Avenue PETIT-SENN
Le poète genevois Jean-Antoine Petit (1792-1870), dit Petit-Senn - Senn étant le nom de sa mère - est né deux ans avant la Révolution genevoise. Après avoir achevé ses études secondaires et obtenu une licence de lettres à l'Académie, Petit-Senn est envoyé à Lyon où son père veut le faire entrer dans un commerce. Il y reste trois ans, mais au lieu des chiffres, il préfère aligner des vers et un jour, il envoie ses textes à un almanach de Paris qui les accepte d'emblée. Il revient à Genève l'année de la Restauration (1813), plus poète que commerçant. Dès lors, il deviendra célèbre dans la cité et exercera une influence profonde sur les littérateurs genevois.
Appartenant au cercle littéraire du "Caveau", Petit-Senn fonde en 1832 une feuille malicieuse et ironique, "Le Fantasque" qui paraît deux fois par mois pendant cinq ans. On lui doit d'autre part des recueils comme Bluettes et Boutades (1865), Complainte du créchier dégommé (1865), la Griffonade (1865), Paysage poétiques (1831) ou encore un poème en quatre chant La Miliciade (1828), où il ridiculise l'enthousiasme des soldats faisant leurs exercices en grande pompe à Plainpalais. Il écrit en outre dans l'Almanach de Genève, puis, dès sa fondation en 1826, dans le Journal de Genève.

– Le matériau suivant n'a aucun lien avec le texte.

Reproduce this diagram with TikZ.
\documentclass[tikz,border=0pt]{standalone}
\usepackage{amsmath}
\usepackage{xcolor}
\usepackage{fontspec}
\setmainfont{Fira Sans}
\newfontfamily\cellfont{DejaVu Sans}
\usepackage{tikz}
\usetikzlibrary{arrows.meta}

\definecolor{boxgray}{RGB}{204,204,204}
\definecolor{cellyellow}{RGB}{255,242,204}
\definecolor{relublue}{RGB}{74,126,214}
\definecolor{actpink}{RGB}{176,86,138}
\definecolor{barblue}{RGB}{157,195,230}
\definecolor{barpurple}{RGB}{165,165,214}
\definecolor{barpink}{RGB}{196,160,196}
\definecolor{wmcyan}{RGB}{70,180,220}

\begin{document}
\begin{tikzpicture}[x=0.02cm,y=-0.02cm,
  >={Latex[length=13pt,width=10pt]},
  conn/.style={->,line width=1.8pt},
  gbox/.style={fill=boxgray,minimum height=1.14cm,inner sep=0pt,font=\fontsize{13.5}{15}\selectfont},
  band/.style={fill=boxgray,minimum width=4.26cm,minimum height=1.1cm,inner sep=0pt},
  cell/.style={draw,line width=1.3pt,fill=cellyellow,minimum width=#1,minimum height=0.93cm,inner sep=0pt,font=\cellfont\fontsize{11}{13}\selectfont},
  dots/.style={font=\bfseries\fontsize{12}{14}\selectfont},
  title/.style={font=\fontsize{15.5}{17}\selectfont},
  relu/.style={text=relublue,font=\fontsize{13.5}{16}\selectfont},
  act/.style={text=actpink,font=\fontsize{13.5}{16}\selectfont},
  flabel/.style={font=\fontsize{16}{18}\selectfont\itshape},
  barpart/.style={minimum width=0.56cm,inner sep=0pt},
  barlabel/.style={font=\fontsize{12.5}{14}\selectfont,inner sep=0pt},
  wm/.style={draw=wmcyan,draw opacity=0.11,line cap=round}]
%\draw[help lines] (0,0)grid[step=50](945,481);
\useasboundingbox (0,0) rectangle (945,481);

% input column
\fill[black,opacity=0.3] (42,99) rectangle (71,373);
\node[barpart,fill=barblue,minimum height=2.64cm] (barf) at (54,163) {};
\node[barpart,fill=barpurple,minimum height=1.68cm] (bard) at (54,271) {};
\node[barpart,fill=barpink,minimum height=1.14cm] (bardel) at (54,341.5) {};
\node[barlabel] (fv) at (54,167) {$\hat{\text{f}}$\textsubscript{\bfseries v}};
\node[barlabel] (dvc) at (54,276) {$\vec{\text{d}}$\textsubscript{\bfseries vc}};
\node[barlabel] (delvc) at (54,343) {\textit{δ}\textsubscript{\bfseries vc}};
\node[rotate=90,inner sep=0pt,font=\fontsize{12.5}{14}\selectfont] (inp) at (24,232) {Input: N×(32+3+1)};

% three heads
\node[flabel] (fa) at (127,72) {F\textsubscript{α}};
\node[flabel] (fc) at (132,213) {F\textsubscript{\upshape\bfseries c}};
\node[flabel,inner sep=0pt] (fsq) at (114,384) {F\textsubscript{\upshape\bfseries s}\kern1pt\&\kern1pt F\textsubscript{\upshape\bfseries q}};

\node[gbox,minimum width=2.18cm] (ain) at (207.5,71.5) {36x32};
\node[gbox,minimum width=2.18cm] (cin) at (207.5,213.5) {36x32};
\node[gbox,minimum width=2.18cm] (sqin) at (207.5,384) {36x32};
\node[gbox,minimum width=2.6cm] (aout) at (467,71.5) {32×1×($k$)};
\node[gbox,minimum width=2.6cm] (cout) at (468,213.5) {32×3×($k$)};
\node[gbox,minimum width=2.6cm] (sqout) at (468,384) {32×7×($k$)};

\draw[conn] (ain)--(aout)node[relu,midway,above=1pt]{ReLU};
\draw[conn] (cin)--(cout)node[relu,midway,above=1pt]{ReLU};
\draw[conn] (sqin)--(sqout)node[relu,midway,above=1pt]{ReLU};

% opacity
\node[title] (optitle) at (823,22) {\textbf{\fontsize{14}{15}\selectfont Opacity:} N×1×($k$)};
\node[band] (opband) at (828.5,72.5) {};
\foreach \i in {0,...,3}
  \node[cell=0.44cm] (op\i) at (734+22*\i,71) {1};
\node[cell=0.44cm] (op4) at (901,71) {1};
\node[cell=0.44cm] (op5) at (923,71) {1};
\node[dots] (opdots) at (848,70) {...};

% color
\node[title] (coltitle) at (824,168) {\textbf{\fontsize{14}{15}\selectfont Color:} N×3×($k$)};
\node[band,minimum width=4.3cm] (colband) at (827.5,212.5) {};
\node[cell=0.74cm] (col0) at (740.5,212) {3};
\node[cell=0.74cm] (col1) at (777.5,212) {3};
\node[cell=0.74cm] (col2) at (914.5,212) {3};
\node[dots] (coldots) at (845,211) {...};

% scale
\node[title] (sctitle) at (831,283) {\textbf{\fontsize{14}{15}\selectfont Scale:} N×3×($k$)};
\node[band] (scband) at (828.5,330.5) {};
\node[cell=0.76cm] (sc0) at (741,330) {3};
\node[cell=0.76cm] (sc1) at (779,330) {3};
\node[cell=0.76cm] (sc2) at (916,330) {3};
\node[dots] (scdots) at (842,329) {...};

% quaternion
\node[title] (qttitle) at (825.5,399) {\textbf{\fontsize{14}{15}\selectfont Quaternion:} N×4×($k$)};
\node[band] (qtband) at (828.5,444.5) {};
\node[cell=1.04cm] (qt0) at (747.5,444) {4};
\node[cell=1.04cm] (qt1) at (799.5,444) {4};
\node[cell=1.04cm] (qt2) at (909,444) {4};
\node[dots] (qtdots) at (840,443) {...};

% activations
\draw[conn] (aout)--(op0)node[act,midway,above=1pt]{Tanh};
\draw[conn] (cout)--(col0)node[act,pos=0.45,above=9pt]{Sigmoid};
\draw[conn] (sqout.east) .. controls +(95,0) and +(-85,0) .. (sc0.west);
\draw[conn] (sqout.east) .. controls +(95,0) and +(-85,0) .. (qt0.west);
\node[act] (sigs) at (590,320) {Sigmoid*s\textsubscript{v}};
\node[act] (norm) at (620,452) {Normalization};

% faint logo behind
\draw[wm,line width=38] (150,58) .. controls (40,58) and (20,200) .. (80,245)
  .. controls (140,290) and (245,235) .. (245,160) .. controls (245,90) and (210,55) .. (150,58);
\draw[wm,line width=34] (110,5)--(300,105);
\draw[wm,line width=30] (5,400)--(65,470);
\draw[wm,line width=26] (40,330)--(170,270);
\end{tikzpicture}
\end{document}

Le poète romantique et plein de fantaisie se fixe à Chêne dans la seconde moitié de sa vie. Dès les années 1840, sa maison devient un lieu de rendez-vous pour de nombreuses personnalités littéraires genevoises et étrangères. Petit-Senn y reçoit aussi bien des hommes connus comme Edgar Quinet ou Théophile Gautier, qui des jeunes poètes qu'il encourage volontiers. Tous les grands écrivains romantiques connurent les textes de Jean-Antoine Petit-Senn et beaucoup eurent pour lui la plus vive sympathie: Château-briand disait de lui: "C'est un auteur qui sait rire avec grâce", ou encore Victor Hugo qui lui rendit plusieurs fois hommage.

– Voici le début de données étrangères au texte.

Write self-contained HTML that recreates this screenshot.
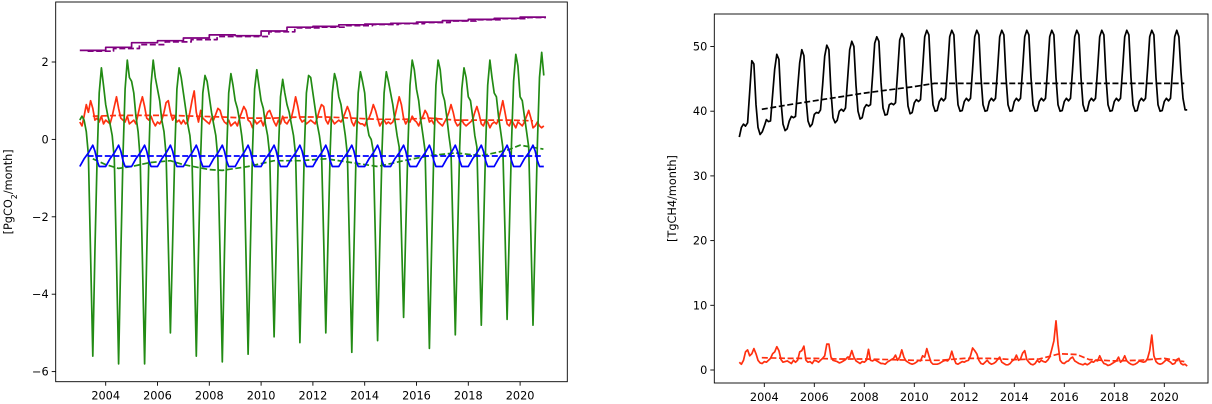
<!DOCTYPE html>
<html><head><meta charset="utf-8"><style>
body{margin:0;background:#fff}
svg{display:block;font-family:"DejaVu Sans","Liberation Sans",sans-serif;font-size:11.3px}
</style></head><body>
<svg id="c" width="1212" height="404"></svg>
<script>
// ---- data (monthly, 2003-01 .. 2020-12) ----
const years = [2003,2004,2005,2006,2007,2008,2009,2010,2011,2012,2013,2014,2015,2016,2017,2018,2019,2020];
const xTicks = [2004,2006,2008,2010,2012,2014,2016,2018,2020];
const leftYTicks = [2,0,-2,-4,-6];
const rightYTicks = [0,10,20,30,40,50];
const greenSolid = [
0.5,0.6,0.5,0.2,-0.4,-3.0,-5.6,-2.9,-0.5,1.2,1.85,1.4,
0.9,0.6,0.4,0.1,-0.5,-3.1,-5.8,-3.0,-0.4,1.3,2.05,1.6,
1.5,1.2,0.6,0.2,-0.5,-3.1,-5.8,-3.0,-0.4,1.4,2.05,1.6,
1.3,1.0,0.5,0.2,-0.4,-2.7,-5.0,-2.7,-0.3,1.3,1.85,1.6,
1.2,0.8,0.4,0.1,-0.5,-3.0,-5.6,-2.9,-0.4,1.2,1.65,1.5,
1.1,0.7,0.4,0.1,-0.5,-3.0,-5.75,-3.0,-0.4,1.2,1.7,1.4,
1.0,0.8,0.5,0.1,-0.4,-3.0,-5.55,-2.9,-0.3,1.3,1.8,1.4,
1.0,0.8,0.4,0.1,-0.4,-2.8,-5.1,-2.8,-0.3,1.1,1.55,1.2,
0.9,0.7,0.4,0.1,-0.4,-2.8,-5.25,-2.8,-0.3,1.2,1.65,1.6,
1.2,0.8,0.4,0.1,-0.3,-2.6,-5.0,-2.6,-0.3,1.2,1.7,1.5,
1.1,0.9,0.5,0.1,-0.4,-2.9,-5.5,-2.9,-0.3,1.2,1.75,1.5,
1.2,0.4,0.1,0.0,-0.3,-2.7,-5.2,-2.7,-0.3,1.2,1.75,1.5,
1.2,0.9,0.5,0.1,-0.2,-2.4,-4.6,-2.4,-0.2,1.4,2.05,1.8,
1.3,1.0,0.5,0.1,-0.3,-2.8,-5.4,-2.8,-0.3,1.4,2.05,1.8,
1.2,1.0,0.6,0.1,-0.3,-2.6,-5.05,-2.6,-0.2,1.3,1.85,1.6,
1.1,1.0,0.6,0.1,-0.2,-2.5,-4.8,-2.5,-0.2,1.4,2.05,1.6,
1.2,1.1,0.6,0.2,-0.2,-2.4,-4.65,-2.4,-0.1,1.5,2.2,1.9,
1.1,1.0,0.6,0.2,-0.2,-2.5,-4.8,-2.5,-0.1,1.6,2.25,1.65];
const redSolid = [
0.45,0.35,0.6,0.9,0.7,1.0,0.8,0.5,0.55,0.45,0.6,0.4,
0.5,0.45,0.4,0.6,0.85,1.1,0.8,0.55,0.5,0.45,0.6,0.4,
0.45,0.5,0.4,0.65,0.9,1.1,0.85,0.55,0.5,0.6,0.45,0.35,
0.45,0.4,0.5,0.7,0.95,1.0,0.7,0.5,0.6,0.45,0.5,0.4,
0.5,0.4,0.45,0.7,1.0,1.25,0.7,0.45,0.75,0.55,0.5,0.45,
0.4,0.55,0.5,0.65,0.8,0.75,0.55,0.45,0.4,0.5,0.35,0.4,
0.45,0.35,0.55,0.7,0.85,0.75,0.5,0.45,0.3,0.5,0.4,0.45,
0.5,0.35,0.55,0.7,0.75,0.6,0.45,0.35,0.5,0.4,0.6,0.45,
0.4,0.5,0.55,0.8,1.1,0.85,0.55,0.45,0.5,0.4,0.45,0.5,
0.45,0.4,0.55,0.75,0.9,0.85,0.5,0.4,0.55,0.5,0.4,0.45,
0.5,0.45,0.55,0.7,0.85,0.7,0.45,0.35,0.5,0.45,0.4,0.4,
0.35,0.5,0.55,0.7,0.9,0.75,0.55,0.35,0.45,0.5,0.4,0.45,
0.4,0.45,0.6,0.85,1.1,0.9,0.55,0.4,0.5,0.45,0.6,0.5,
0.45,0.35,0.5,0.6,0.75,0.65,0.45,0.5,0.4,0.55,0.45,0.4,
0.35,0.45,0.55,0.7,0.9,0.7,0.45,0.35,0.4,0.5,0.4,0.35,
0.4,0.45,0.5,0.7,0.85,0.65,0.4,0.35,0.5,0.45,0.3,0.4,
0.45,0.4,0.5,0.75,1.0,0.7,0.4,0.35,0.5,0.4,0.3,0.45,
0.4,0.35,0.45,0.6,0.75,0.55,0.3,0.35,0.45,0.35,0.3,0.35];
const redDashYearly = [0.6,0.62,0.62,0.62,0.6,0.58,0.55,0.55,0.58,0.58,0.55,0.52,0.52,0.55,0.5,0.5,0.5,0.48];
const blueClim = [-0.7,-0.6,-0.5,-0.42,-0.35,-0.25,-0.15,-0.3,-0.55,-0.7,-0.7,-0.7];
const blueDash = -0.43;
const greenDashT = [2003.5,2004,2004.5,2005,2005.7,2006.5,2007,2008,2008.5,2009.5,2010.5,2011.5,2012.5,2013.5,2014.5,2015.5,2016.5,2017.5,2018.5,2019.5,2020,2020.9];
const greenDashV = [-0.5,-0.65,-0.75,-0.7,-0.6,-0.55,-0.65,-0.78,-0.8,-0.7,-0.55,-0.55,-0.5,-0.6,-0.7,-0.55,-0.42,-0.35,-0.42,-0.28,-0.15,-0.25];
const purpleSolid = [2.3,2.38,2.5,2.55,2.62,2.7,2.68,2.8,2.9,2.92,2.96,2.98,3.0,3.03,3.07,3.1,3.13,3.16];
const purpleDash = [2.28,2.35,2.45,2.52,2.58,2.66,2.66,2.78,2.88,2.9,2.94,2.97,2.99,3.02,3.06,3.09,3.12,3.15];
const blackSolid = [
36.0,37.5,38.0,37.7,38.2,43.0,47.8,47.3,41.0,37.5,36.4,36.8,
37.7,38.7,38.4,38.5,42.5,46.5,48.8,48.0,41.5,38.0,37.0,37.3,
38.5,39.2,39.0,39.2,43.5,47.5,49.5,48.6,42.0,38.5,37.6,38.0,
39.5,39.8,39.7,40.2,44.0,48.5,50.2,49.5,43.0,39.0,38.2,38.6,
40.0,40.3,40.0,40.5,45.0,49.5,50.8,50.0,44.0,40.0,38.8,39.0,
40.5,41.0,40.8,41.0,45.5,50.5,51.5,50.8,44.5,40.5,39.4,39.5,
41.0,41.2,41.0,41.3,46.0,51.0,52.0,51.3,45.0,40.8,39.6,39.8,
41.3,41.8,41.5,41.8,46.5,51.5,52.5,51.8,45.2,41.0,40.0,40.1,
41.5,42.0,41.6,42.0,46.5,51.5,52.5,51.8,45.2,41.0,40.0,40.1,
41.5,42.0,41.6,42.0,46.5,51.5,52.5,51.8,45.2,41.0,40.0,40.1,
41.5,42.0,41.6,42.0,46.5,51.5,52.5,51.8,45.2,41.0,40.0,40.1,
41.5,42.0,41.6,42.0,46.5,51.5,52.5,51.8,45.2,41.0,40.0,40.1,
41.5,42.0,41.6,42.0,46.5,51.5,52.5,51.8,45.2,41.0,40.0,40.1,
41.5,42.0,41.6,42.0,46.5,51.5,52.5,51.8,45.2,41.0,40.0,40.1,
41.5,42.0,41.6,42.0,46.5,51.5,52.5,51.8,45.2,41.0,40.0,40.1,
41.5,42.0,41.6,42.0,46.5,51.5,52.5,51.8,45.2,41.0,40.0,40.1,
41.5,42.0,41.6,42.0,46.5,51.5,52.5,51.8,45.2,41.0,40.0,40.1,
41.5,42.0,41.6,42.0,46.5,51.5,52.5,51.5,46.0,42.0,40.2,40.2];
const blackDashT = [2003.9,2005,2006,2007,2008,2009,2010,2010.8,2012,2014,2016,2018,2020,2020.8];
const blackDashV = [40.3,41.0,41.6,42.2,42.8,43.3,43.8,44.3,44.3,44.3,44.3,44.3,44.3,44.3];
const redCH4 = [
1.2,0.9,1.5,2.8,3.1,2.2,2.5,3.3,2.5,1.5,1.1,1.0,
1.3,1.2,1.5,1.8,2.5,2.8,3.6,3.0,1.6,1.2,1.3,1.4,
1.2,1.0,1.5,1.2,1.5,2.8,3.0,3.7,1.5,1.2,1.3,1.0,
1.5,1.4,1.2,1.5,1.8,2.2,4.0,4.0,2.0,1.5,1.4,1.3,
1.1,1.2,1.4,1.6,2.0,2.0,3.0,2.0,1.4,1.2,1.0,1.3,
1.2,1.5,3.2,1.5,1.4,1.6,1.4,1.2,1.0,1.0,0.9,1.2,
1.4,1.6,1.8,2.3,1.5,2.0,3.1,2.0,1.4,1.2,1.0,0.9,
1.0,1.2,1.5,1.4,2.2,2.0,3.3,2.2,1.2,0.9,0.9,0.9,
1.0,1.2,1.4,1.5,1.4,1.8,2.9,1.8,1.0,0.9,1.1,1.3,
1.2,1.4,1.5,2.2,3.4,3.0,2.5,1.5,1.0,0.9,1.2,1.5,
1.1,0.9,1.0,1.2,1.6,2.0,1.2,1.0,0.8,0.8,1.0,1.4,
1.6,2.3,1.5,1.7,2.6,3.0,1.6,1.2,0.9,0.8,1.0,1.5,
1.2,1.5,1.3,1.2,1.5,2.0,3.2,4.5,7.6,4.0,1.5,1.1,
1.0,1.3,1.4,1.8,2.0,1.4,1.2,1.0,0.9,0.8,1.0,0.8,
1.0,1.3,1.2,1.5,1.4,2.2,1.5,1.0,0.9,0.7,0.8,1.0,
1.2,1.4,2.0,1.2,1.5,2.2,1.4,1.1,0.9,0.8,0.9,1.1,
1.4,1.3,1.2,1.3,1.8,3.0,5.4,2.2,1.3,1.0,0.9,1.0,
1.3,1.6,1.4,1.2,0.9,1.0,1.6,1.8,1.0,0.8,0.9,0.6];
const redCH4DashT = [2003.9,2005,2006,2007,2008,2009,2010,2011,2012,2013,2014,2015,2015.8,2016.5,2017,2018,2019,2020,2020.8];
const redCH4DashV = [1.9,1.8,1.8,1.7,1.7,1.6,1.5,1.5,1.8,1.8,1.6,1.7,2.5,2.4,1.6,1.4,1.5,1.8,1.3];

// ---- axes ----
const NS='http://www.w3.org/2000/svg';
const svg=document.getElementById('c');
function el(tag,attrs,parent){const e=document.createElementNS(NS,tag);for(const k in attrs)e.setAttribute(k,attrs[k]);(parent||svg).appendChild(e);return e;}
const L={x0:55.7,x1:567.3,y0:2,y1:381.7};
const R={x0:714.3,x1:1208,y0:14,y1:383};
const lx=t=>79.8+(t-2003)*25.9;
const ly=v=>139.4-v*38.7;
const rx=t=>739.3+(t-2003)*25.0;
const ry=v=>370-v*6.47;
const mt=i=>2003+i/12;

function poly(pts,color,dash,name,g){
  const p=el('polyline',{points:pts.map(q=>q[0].toFixed(1)+','+q[1].toFixed(1)).join(' '),fill:'none',stroke:color,'stroke-width':1.7,'stroke-linejoin':'round'},g);
  if(dash)p.setAttribute('stroke-dasharray','6,2.6');
  
  
}
function frame(A,fx,fy,xt,yt,name,ylab,ylx){
  const g=el('g',{});
  
  
  xt.forEach(t=>{
    const x=fx(t);
    el('line',{x1:x,x2:x,y1:A.y1,y2:A.y1+4,stroke:'#000','stroke-width':0.9},g);
    const tx=el('text',{x:x,y:A.y1+18,'text-anchor':'middle',fill:'#000'},g);tx.textContent=t;
    
    
  });
  yt.forEach(v=>{
    const y=fy(v);
    el('line',{x1:A.x0-4,x2:A.x0,y1:y,y2:y,stroke:'#000','stroke-width':0.9},g);
    const tx=el('text',{x:A.x0-7,y:y+4,'text-anchor':'end',fill:'#000'},g);tx.textContent=(v<0?'\u2212'+(-v):v);
    
    
  });
  const yl=el('text',{x:ylx,y:(A.y0+A.y1)/2,'text-anchor':'middle',transform:`rotate(-90 ${ylx} ${(A.y0+A.y1)/2})`,fill:'#000'},g);
  yl.innerHTML=ylab;
  
  
  return g;
}
// left
const gl=frame(L,lx,ly,xTicks,leftYTicks,'co2-panel','[PgCO<tspan baseline-shift="sub" font-size="8">2</tspan>/month]',12);
poly(purpleDash.flatMap((v,i)=>[[lx(years[i]+0.3),ly(v)],[lx(years[i]+1.3>2021?2021:years[i]+1.3),ly(v)]]),'#800080',true,'purple-dashed-line',gl);
poly(purpleSolid.flatMap((v,i)=>[[lx(years[i]),ly(v)],[lx(years[i]+1),ly(v)]]),'#800080',false,'purple-line',gl);
poly(redSolid.map((v,i)=>[lx(mt(i)),ly(v)]),'#ff3010',false,'red-line',gl);
poly(redDashYearly.map((v,i)=>[lx(years[i]+0.5),ly(v)]),'#ff3010',true,'red-dashed-line',gl);
poly(greenSolid.map((v,i)=>[lx(mt(i)),ly(v)]),'#228b14',false,'green-line',gl);
poly(greenDashT.map((t,i)=>[lx(t),ly(greenDashV[i])]),'#228b14',true,'green-dashed-line',gl);
poly(greenSolid.map((v,i)=>[lx(mt(i)),ly(blueClim[i%12])]),'#0000ff',false,'blue-line',gl);
poly([[lx(2003.3),ly(blueDash)],[lx(2020.9),ly(blueDash)]],'#0000ff',true,'blue-dashed-line',gl);
el('rect',{x:L.x0,y:L.y0,width:L.x1-L.x0,height:L.y1-L.y0,fill:'none',stroke:'#000','stroke-width':0.9},gl);
// right
const gr=frame(R,rx,ry,xTicks,rightYTicks,'ch4-panel','[TgCH4/month]',676);
poly(blackSolid.map((v,i)=>[rx(mt(i)),ry(v)]),'#000',false,'black-line',gr);
poly(blackDashT.map((t,i)=>[rx(t),ry(blackDashV[i])]),'#000',true,'black-dashed-line',gr);
poly(redCH4.map((v,i)=>[rx(mt(i)),ry(v)]),'#ff3010',false,'red-ch4-line',gr);
poly(redCH4DashT.map((t,i)=>[rx(t),ry(redCH4DashV[i])]),'#ff3010',true,'red-ch4-dashed-line',gr);
el('rect',{x:R.x0,y:R.y0,width:R.x1-R.x0,height:R.y1-R.y0,fill:'none',stroke:'#000','stroke-width':0.9},gr);
</script>
</body></html>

- Il était, comme il nous l’apprend lui-même, un enfant très turbulent, et il avait la manie de rayonner. Il se servait d’un morceau de craie rouge pour barbouiller les portes, les murs, les contrevents et toutes les surfaces propres à recevoir ses dessins. Il dessinait, paraît-il, des caricatures plus que grotesques ; un jour un de ses oncles, indigné de voir ses illustrations sur le mur de la maison, lui enleva sa craie des mains et la lança « dans un carreau de cardons hérissé de piquants féroces. » Le soir, quand Petit Senn fut seul dans le jardin, il entra dans le carreau, s’élançant, dit-il, « comme Winkelried au milieu des pointes aiguës. » Il se mit les mains et les pieds en sang, reconquit sa craie, et pour se venger, il prit l’échelle du jardinier, la dressa contre la maison, monta à la hauteur du premier étage, et sur une magnifique pierre de roche, il
traça cette inscription en gros caractères rouges : « J’ai retrouvé ma craie ! »
Anecdote tirée de : Promenades historiques dans les rues de Genève, de Arthur Massé.